The modern Vulcan script is the most common in everyday life. While most educated members of society can easily read traditional calligraphy and it is also quite prevalent, they rarely think of it as purely utilitarian. Making a conscious decision to use it can even reinforce a subtle (or even not-so-subtle) interpersonal barrier. For example, If after a casual disagreement one were to send an informational, yet unapologetic message to the other party formatted in the traditional script, the receiving party may be more likely to harbor a grudge. Not every aspect of the vulcan way of life is logical.
The letters of the modern script evolved over many centuries from the ancient logogram system which is commonly referred to as Tik-Nahp-Zukitaun (“each thought script”) or simply Tik-Nahp (“each thought”). The language for which Tik-Nahp was originally conceived was very different from Modern Golic Vulcan. Each symbol was logographic and speakers of different languages used the common written forms to communicate with each other in very much the same way that the Classical Chinese of Terra can function. Different clans in different geographic areas reading it might pronounce it very differently. Here is a sample of a model paragraph (“Stonn killed the le-matya”) in both Tik-Nahp on the left vs. the modern script—Iyi-Gotavlu-Kitaun—on the right. Notice the isolation of characters in the original system vs. the way they are linked and flow on the right in the modern script Golic Vulcan language.
Everything about these two languages and systems is different, EXCEPT for the fact that the individual letters used on the right were forged out of a recycling of the glyphs of the characters on the left. There were thousands of glyphs in use in the pre-Surakian age. For Modern Golic Vulcan 46 phonetic letters are in common use. These are supplemented by several other marks for compound words, indicating proper names, general punctuation, numeral, etc.
To re-imagine the nature of the way the modern script works, let’s compare how a Vulcan word might be written in Terran Egyptian hieroglyphs.
Here we see oT’Khasi (The Honorable Planet Vulcan) rendered in the sounds available from ancient Egyptian. A cartouche is used in reference to the fact that Vulcan writing would mark this with an an ahm-glat to signify a proper name—even of a planet. Notice that while the Egyptian symbols are originally pictographic (and quite literal—from a bird to a feather), they can also represent individual sounds.
In most cases the characters of Tik-Nahp are visually more abstract than those of Egyptian. From this abstraction perspective, the correlation is closer to Chinese.
But the function more closely mimics what is happening with Egyptian. A specific phonological feature of the word is taken so that the logographic symbol becomes a simple letter. Only the sound remains important. Instead of “Z” is for “zebra” it becomes “Zebra” is for “z” or rather “DZHarel” is for “dzh”.

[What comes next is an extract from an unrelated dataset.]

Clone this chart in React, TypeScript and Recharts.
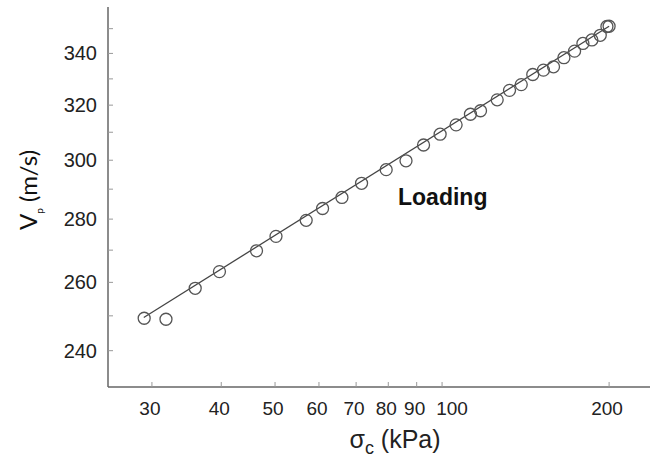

The vowels in the modern script are a not full characters, but rather distinctive parts extracted from full characters. Punctuation and other subtle reforms have also evolved over time to suit the needs of the modern language.
The Old with the New
There are a few of the ancient characters which appear commonly in modern life. Those who have attained Kolinar in particular often identify themselves overtly with the ancient word for the discipline. Here on the left we see the opening lines of the Akteibuhl-Van-Kar t’Kolinar (The Kolinar Attainment Ceremony) rendered in Tik-Nahp. To the right the individual character for ‘Kolinar’ and below a stylized version of the character embroidered on the robe of one of the devout.
It is also common to see the glyphs for morning (asal), afternoon (aru), and evening (khru) used to clarify the times of day with numbers.
In Common Use
This text shows the inventory of every sound in Modern Golic Vulcan rendered in the standard practice paragraph. The text flows from left to right top to bottom. Again, note how unlike the ancient Tik-Nahp in which the individual characters stand apart, in the modern script one letter flows into the next. It is commonly accepted that this is the influence of the traditional calligraphy playing out in the pragmatics of the standard Vulcan alphabet.
In the following table every letter is called out individually along with common punctuation and the numerals. The labels in orange designate the words from which each letter originated. The capitalized letter of each label clarifies which sound value is assigned to each Vulcan alphabetic letter.
It is noteworthy that the consonants of el’ru-kitaun (handwriting) are originally modeled on these forms as opposed to the formal traditional calligraphy. Over time the shapes have simplified in most cases.
In certain instances however, the modern handwriting letter is significantly different from the concordant glyph in the standard script. Various factors influence these differences including several cases in which the handwriting letter is based on a different ancient character than the the one that was adopted and formalized for the standard script. Because Vulcans don’t really value everyday handwriting, the illogic of the differences typically does not concern them.
As the most practical Vulcan writing system in use today, this is the one that would be relied upon most commonly for mundane tasks like non-verbal data interactions with technology, etc. It is generally unnecessary to do much ‘typing’ in a world in which devices typically understand speech better than other sentient beings, but even in the age of Spock, sometimes it’s better to just quietly work away.